I think we can put it this way: the fly stops for an infinitely small duration of time.

If it would stop my pet toad would eat it! :D

Anyway, you would have to specify in relation to what the fly stops.

reported to PETA for the unethical treatment and discrimination of flies.

My toad has a eye problem and can't see flys fly!

The classic case as given to me 30 years ago was a ball-bearing rather than a fly.
It does stop, while in contact with the train.
The train also, therefore, stops.
The flaw in the thinking is the use of the word "train".
PART of the train stops - the part in contact with the fly/ ball bearing - that's why there's a dent in the front of the train afterwards (although admittedly in the case of the fly a very small dent :)).
The impact causes deformation in the material of the train (the part which actually stops), this deformation allows the rebound of the ball bearing as it passes through zero velocity and reverses direction.
"The train" is not a monolithic structure... easy.
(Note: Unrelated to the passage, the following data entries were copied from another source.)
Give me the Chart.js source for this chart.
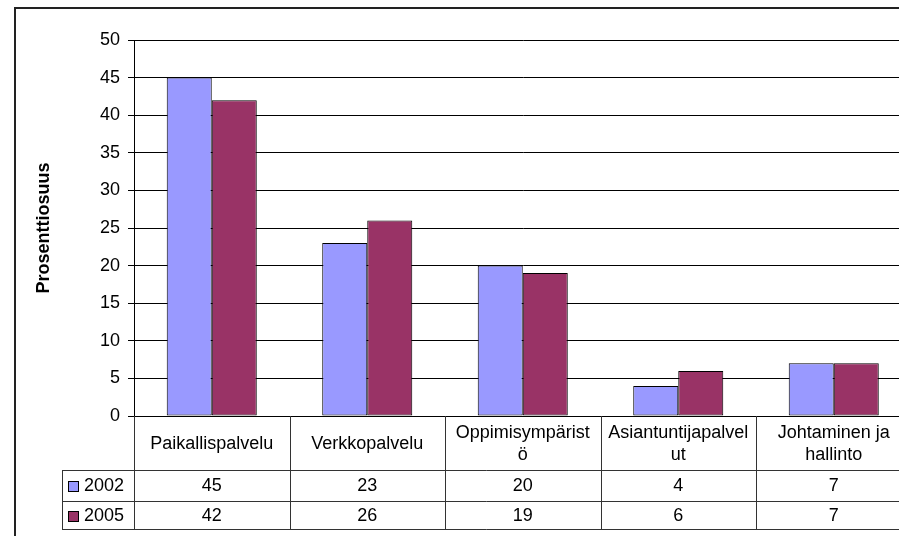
<!DOCTYPE html>
<html>
<head>
<meta charset="utf-8">
<script src="https://cdn.jsdelivr.net/npm/chart.js@4.4.1/dist/chart.umd.min.js"></script>
<style>
  html, body { margin: 0; padding: 0; background: #fff; overflow: hidden; }
  .chart-wrap { position: relative; width: 930px; height: 536px; }
  .frame { position: absolute; left: 14px; top: 7px; width: 1000px; height: 600px; border: 2px solid #222; }
  canvas { position: absolute; left: 0; top: 0; }
</style>
</head>
<body>
<div class="chart-wrap">
  <div class="frame"></div>
  <canvas id="chart" width="930" height="536"></canvas>
</div>
<script>
// Data
const categories = [
  ['Paikallispalvelu'],
  ['Verkkopalvelu'],
  ['Oppimisympärist', 'ö'],
  ['Asiantuntijapalvel', 'ut'],
  ['Johtaminen ja', 'hallinto']
];
const seriesNames = ['2002', '2005'];
const values2002 = [45, 23, 20, 4, 7];
const values2005 = [42, 26, 19, 6, 7];
const yMin = 0;
const yMax = 50;
const yStep = 5;

const FONT = "'Liberation Sans', Arial, sans-serif";
const colors = ['#9999FF', '#993366'];

// Draws the Excel style data table under the x axis
const dataTablePlugin = {
  id: 'dataTable',
  afterDraw(chart) {
    const ctx = chart.ctx;
    const xScale = chart.scales.x;
    const area = chart.chartArea;
    const step = (area.right - area.left) / categories.length;
    const top = area.bottom;
    const headerBottom = top + 54;
    const row1Bottom = headerBottom + 31;
    const row2Bottom = row1Bottom + 28;
    const legendLeft = 62;
    const right = area.right;
    const rows = [values2002, values2005];

    ctx.save();
    ctx.strokeStyle = '#333';
    ctx.lineWidth = 1;
    ctx.beginPath();
    // horizontal lines
    [headerBottom, row1Bottom, row2Bottom].forEach(y => {
      ctx.moveTo(legendLeft, Math.round(y) + 0.5);
      ctx.lineTo(right, Math.round(y) + 0.5);
    });
    // legend column left edge
    ctx.moveTo(legendLeft + 0.5, headerBottom);
    ctx.lineTo(legendLeft + 0.5, row2Bottom);
    // category boundaries
    for (let i = 0; i <= categories.length; i++) {
      const x = Math.round(xScale.getPixelForValue(i) - step / 2) + 0.5;
      ctx.moveTo(x, top);
      ctx.lineTo(x, row2Bottom);
    }
    ctx.stroke();

    ctx.fillStyle = '#000';
    ctx.font = '18px ' + FONT;
    ctx.textAlign = 'center';
    ctx.textBaseline = 'middle';

    // header labels
    const headerMid = (top + headerBottom) / 2 + 1;
    const lineH = 22;
    categories.forEach((lines, i) => {
      const cx = xScale.getPixelForValue(i);
      const y0 = headerMid - (lines.length - 1) * lineH / 2;
      lines.forEach((txt, j) => ctx.fillText(txt, cx, y0 + j * lineH));
    });

    // values
    const rowMids = [(headerBottom + row1Bottom) / 2 + 1, (row1Bottom + row2Bottom) / 2 + 1];
    rows.forEach((vals, r) => {
      vals.forEach((v, i) => {
        ctx.fillText(String(v), xScale.getPixelForValue(i), rowMids[r]);
      });
    });

    // legend keys
    ctx.textAlign = 'left';
    seriesNames.forEach((name, r) => {
      const y = rowMids[r];
      ctx.fillStyle = colors[r];
      ctx.fillRect(68.5, Math.round(y - 5.5) + 0.5, 10, 10);
      ctx.strokeStyle = '#000';
      ctx.strokeRect(68.5, Math.round(y - 5.5) + 0.5, 10, 10);
      ctx.fillStyle = '#000';
      ctx.fillText(name, 84, y);
    });
    ctx.restore();
  }
};

const ctx = document.getElementById('chart').getContext('2d');

new Chart(ctx, {
  type: 'bar',
  data: {
    labels: categories,
    datasets: [{
      label: seriesNames[0],
      data: values2002,
      backgroundColor: colors[0],
      borderColor: '#000',
      borderWidth: 1,
      borderSkipped: false
    }, {
      label: seriesNames[1],
      data: values2005,
      backgroundColor: colors[1],
      borderColor: '#000',
      borderWidth: 1,
      borderSkipped: false
    }]
  },
  options: {
    responsive: false,
    animation: false,
    barPercentage: 1,
    categoryPercentage: 0.579,
    layout: {
      padding: { left: 0, top: 40, right: 18.5, bottom: 120 }
    },
    plugins: {
      legend: { display: false },
      tooltip: { enabled: false }
    },
    scales: {
      x: {
        grid: { display: false },
        border: { display: true, color: '#000', width: 1 },
        ticks: { display: false },
        afterFit(scale) { scale.height = 0; }
      },
      y: {
        min: yMin,
        max: yMax,
        ticks: {
          stepSize: yStep,
          color: '#000',
          padding: 8,
          font: { family: FONT, size: 18 }
        },
        grid: { color: '#000', lineWidth: 1, tickLength: 6 },
        border: { color: '#000', width: 1 },
        title: {
          display: true,
          text: 'Prosenttiosuus',
          color: '#000',
          font: { family: FONT, size: 18, weight: 'bold' },
          padding: { top: 33, bottom: 0 }
        },
        afterFit(scale) { scale.width = 134; }
      }
    }
  },
  plugins: [dataTablePlugin]
});
</script>
</body>
</html>
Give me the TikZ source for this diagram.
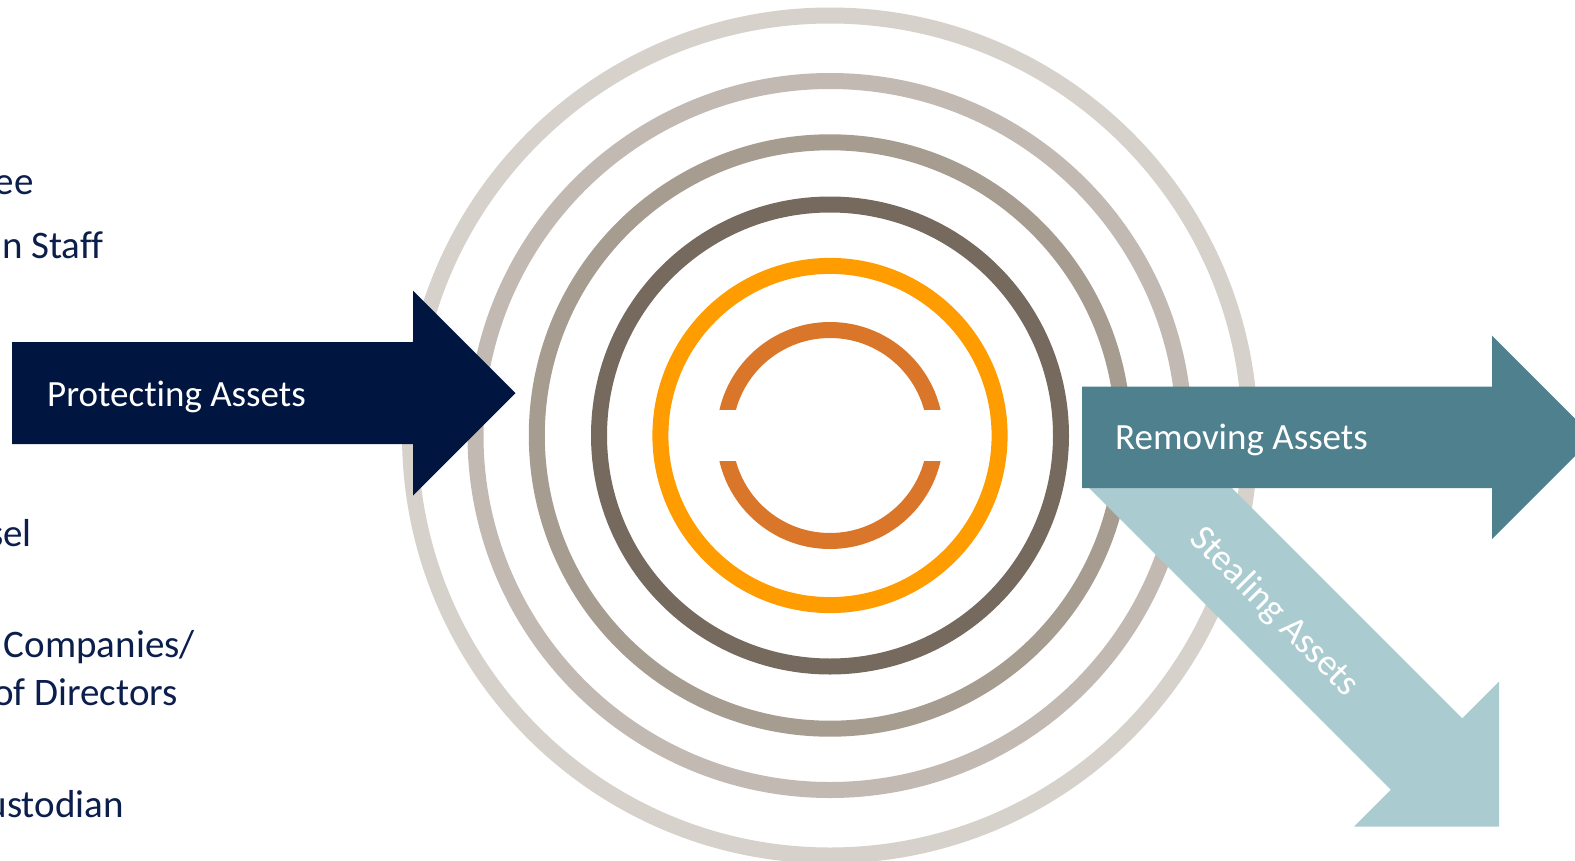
\documentclass[tikz,border=0pt]{standalone}
\usepackage{fontspec}
\setmainfont{Carlito}[Ligatures={NoCommon,NoContextual}]
\definecolor{ringA}{HTML}{D6D1CB}
\definecolor{ringB}{HTML}{C2B9B2}
\definecolor{ringC}{HTML}{A79C90}
\definecolor{ringD}{HTML}{766A5E}
\definecolor{ringE}{HTML}{FF9C00}
\definecolor{ringF}{HTML}{D97629}
\definecolor{navyA}{HTML}{001641}
\definecolor{tealA}{HTML}{4E808E}
\definecolor{tealB}{HTML}{AACCD0}
\definecolor{labelc}{HTML}{0C1E4B}
\tikzset{
  ring/.style={line width=16pt},
  lbl/.style={inner sep=0pt, text=labelc, font=\fontsize{39}{46}\selectfont, anchor=base east},
  arrowtxt/.style={inner sep=0pt, text=white, font=\fontsize{37}{44}\selectfont, anchor=base west},
}
\begin{document}
\begin{tikzpicture}[x=1pt,y=-1pt]
\useasboundingbox (0,0) rectangle (1575,860);
\clip (0,0) rectangle (1575,860);
\fill[white] (0,0) rectangle (1575,860);
\coordinate (c) at (830,435.5);
% rings
\draw[ring, ringA] (c) circle[radius=420];
\draw[ring, ringB] (c) circle[radius=354.5];
\draw[ring, ringC] (c) circle[radius=293.2];
\draw[ring, ringD] (c) circle[radius=231];
\draw[ring, ringE] (c) circle[radius=169.6];
\begin{scope}
  \clip (600,200) rectangle (1060,409);
  \draw[ring, ringF] (c) circle[radius=105.5];
\end{scope}
\begin{scope}
  \clip (600,461) rectangle (1060,700);
  \draw[ring, ringF] (c) circle[radius=105.5];
\end{scope}
% Protecting arrow
\fill[navyA] (12,342) -- (413,342) -- (413,290.5) -- (515.5,393) -- (413,495.5) -- (413,444) -- (12,444) -- cycle;
% Stealing arrow
\fill[tealB] (1156.7,412.8) -- (1462.2,718.3) -- (1499,681.5) -- (1499,826.5) -- (1354,826.5) -- (1390.8,789.7) -- (1085.3,484.2) -- cycle;
% Removing arrow
\fill[tealA] (1082,386.7) -- (1492,386.7) -- (1492,335.7) -- (1593.7,437.4) -- (1492,539) -- (1492,488) -- (1082,488) -- cycle;
% texts
\node[arrowtxt] (prot) at (47,406) {Protecting Assets};
\node[arrowtxt] (remo) at (1115,449) {Removing Assets};
\node[inner sep=0pt, text=white, font=\fontsize{37}{44}\selectfont, rotate=-45] (steal) at (1274,612) {Stealing Assets};
\node[lbl] (l1) at (34,194) {ee};
\node[lbl] (l2) at (104,258) {n Staff};
\node[lbl] (l3) at (32,546) {sel};
\node[lbl] (l4) at (195,657) {Companies/};
\node[lbl] (l5) at (178,705) {of Directors};
\node[lbl] (l6) at (124,817) {ustodian};
\end{tikzpicture}
\end{document}
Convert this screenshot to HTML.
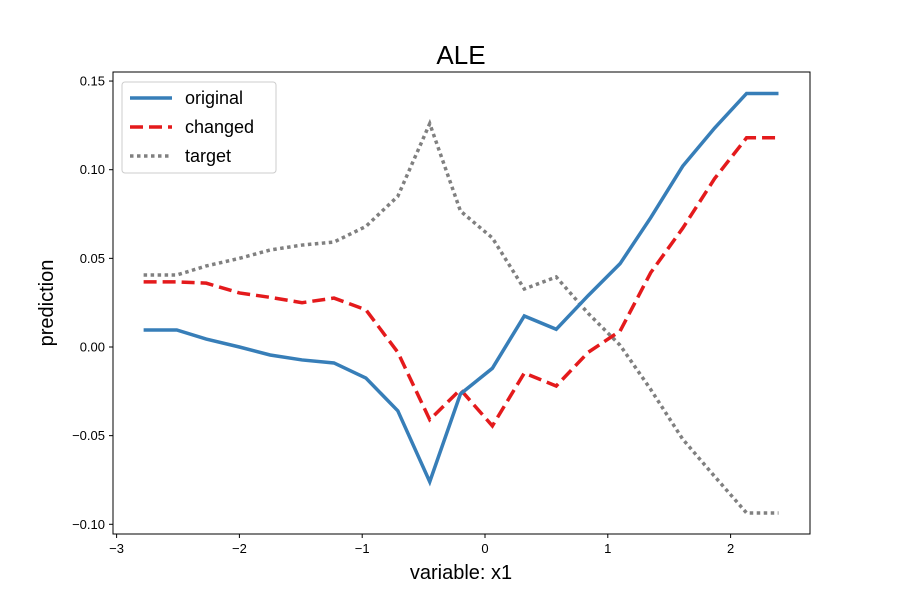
<!DOCTYPE html>
<html><head><meta charset="utf-8"><style>
body{margin:0;background:#fff;}
svg{font-family:"Liberation Sans","DejaVu Sans",sans-serif;}
</style></head><body>
<svg id="chart" width="900" height="600" viewBox="0 0 900 600" xmlns="http://www.w3.org/2000/svg">
<rect width="900" height="600" fill="#fff"/>
<text x="461" y="64" text-anchor="middle" font-size="26">ALE</text>
<g id="plot"></g>
<rect x="113" y="72" width="697" height="462" fill="none" stroke="#000" stroke-width="1"/>
<g id="axes"></g>
<text x="461" y="579" text-anchor="middle" font-size="20">variable: x1</text>
<text transform="translate(53,303) rotate(-90)" text-anchor="middle" font-size="20">prediction</text>
<g>
<rect x="122" y="82" width="154" height="91" rx="3" fill="#fff" fill-opacity="0.8" stroke="#ccc"/>
<line x1="130" y1="98" x2="172" y2="98" stroke="#377eb8" stroke-width="3.5"/>
<text x="185" y="104" font-size="18">original</text>
<line x1="130" y1="127" x2="172" y2="127" stroke="#e41a1c" stroke-width="3.5" stroke-dasharray="13,6"/>
<text x="185" y="133" font-size="18">changed</text>
<line x1="130" y1="156" x2="172" y2="156" stroke="#808080" stroke-width="3.5" stroke-dasharray="3.5,3.5"/>
<text x="185" y="162" font-size="18">target</text>
</g>
</svg>
<script>
const xValues=[-2.78,-2.51,-2.27,-2.0,-1.75,-1.49,-1.23,-0.97,-0.71,-0.45,-0.2,0.06,0.32,0.58,0.84,1.1,1.35,1.61,1.87,2.13,2.39];
const original=[0.0096,0.0096,0.0045,0,-0.0045,-0.0073,-0.009,-0.0175,-0.036,-0.076,-0.0265,-0.012,0.0175,0.010,0.029,0.047,0.073,0.102,0.1235,0.143,0.143];
const changed=[0.0367,0.0367,0.036,0.0305,0.028,0.025,0.0276,0.021,-0.003,-0.041,-0.024,-0.0445,-0.0147,-0.022,-0.003,0.009,0.042,0.067,0.095,0.118,0.118];
const target=[0.0406,0.0406,0.0457,0.050,0.0547,0.0575,0.0592,0.068,0.085,0.126,0.0767,0.0615,0.0327,0.0395,0.019,0.001,-0.024,-0.052,-0.073,-0.0936,-0.0936];
const xTicks=[-3,-2,-1,0,1,2];
const xTickLabels=["\u22123","\u22122","\u22121","0","1","2"];
const yTicks=[0.15,0.10,0.05,0,-0.05,-0.10];
const yTickLabels=["0.15","0.10","0.05","0.00","\u22120.05","\u22120.10"];
const NS="http://www.w3.org/2000/svg";
const sx=v=>485+v*122.8;
const sy=v=>347-v*1773;
const plot=document.getElementById('plot'),axes=document.getElementById('axes');
function series(vals,color,dash,name){
  const p=document.createElementNS(NS,'polyline');
  p.setAttribute('points',vals.map((v,i)=>sx(xValues[i])+','+sy(v)).join(' '));
  p.setAttribute('fill','none');p.setAttribute('stroke',color);p.setAttribute('stroke-width','3.5');
  if(dash)p.setAttribute('stroke-dasharray',dash);
  
  
  plot.appendChild(p);
}
series(target,'#808080','3.5,3.5','line-target');
series(changed,'#e41a1c','13,6','line-changed');
series(original,'#377eb8',null,'line-original');
xTicks.forEach((t,i)=>{
  const l=document.createElementNS(NS,'line');
  l.setAttribute('x1',sx(t));l.setAttribute('x2',sx(t));l.setAttribute('y1',534);l.setAttribute('y2',538);l.setAttribute('stroke','#000');
  
  
  axes.appendChild(l);
  const tx=document.createElementNS(NS,'text');
  tx.setAttribute('x',sx(t));tx.setAttribute('y',553);tx.setAttribute('text-anchor','middle');tx.setAttribute('font-size','13');
  tx.textContent=xTickLabels[i];
  
  
  axes.appendChild(tx);
});
yTicks.forEach((t,i)=>{
  const l=document.createElementNS(NS,'line');
  l.setAttribute('x1',109);l.setAttribute('x2',113);l.setAttribute('y1',sy(t));l.setAttribute('y2',sy(t));l.setAttribute('stroke','#000');
  
  
  axes.appendChild(l);
  const tx=document.createElementNS(NS,'text');
  tx.setAttribute('x',105);tx.setAttribute('y',sy(t)+4.5);tx.setAttribute('text-anchor','end');tx.setAttribute('font-size','13');
  tx.textContent=yTickLabels[i];
  
  
  axes.appendChild(tx);
});
</script>
</body></html>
The fly cannot suddenly go from a forwards motion to a backwards motion without anything inbetween. Its a very simple point.
Sure it can. Have you ever had a physics class?

Suppose the fly and the train are 2 meters apart, and are each moving forward toward each other at 1 m/sec. Before time=1 second, they will each be moving toward each other. At exactly time=1 second, they collide. Immediately after t=1 sec, the fly and the train are both moving in the same direction. The only time the fly is stopped is at exactly t=1 sec. If you are any time before or after t=1, the fly is not stopped; it either moving forward or backward. The instant of t=1 is a point in time, not a duration of time.

if a fly is flying in the opposite direction to a train speeding at 100 mph..the fly must change direction from oving forwards to moving backwards with the train...therefore there must be a point between the fly changing direction in which the fly has stopped moving. If the fly has stopped then so has the train.

Pieces of the fly (like a squishy accordian) will achive zero velocity for a few billions of a billionth of a second; however, those same pieces will have 100 mph acceleration.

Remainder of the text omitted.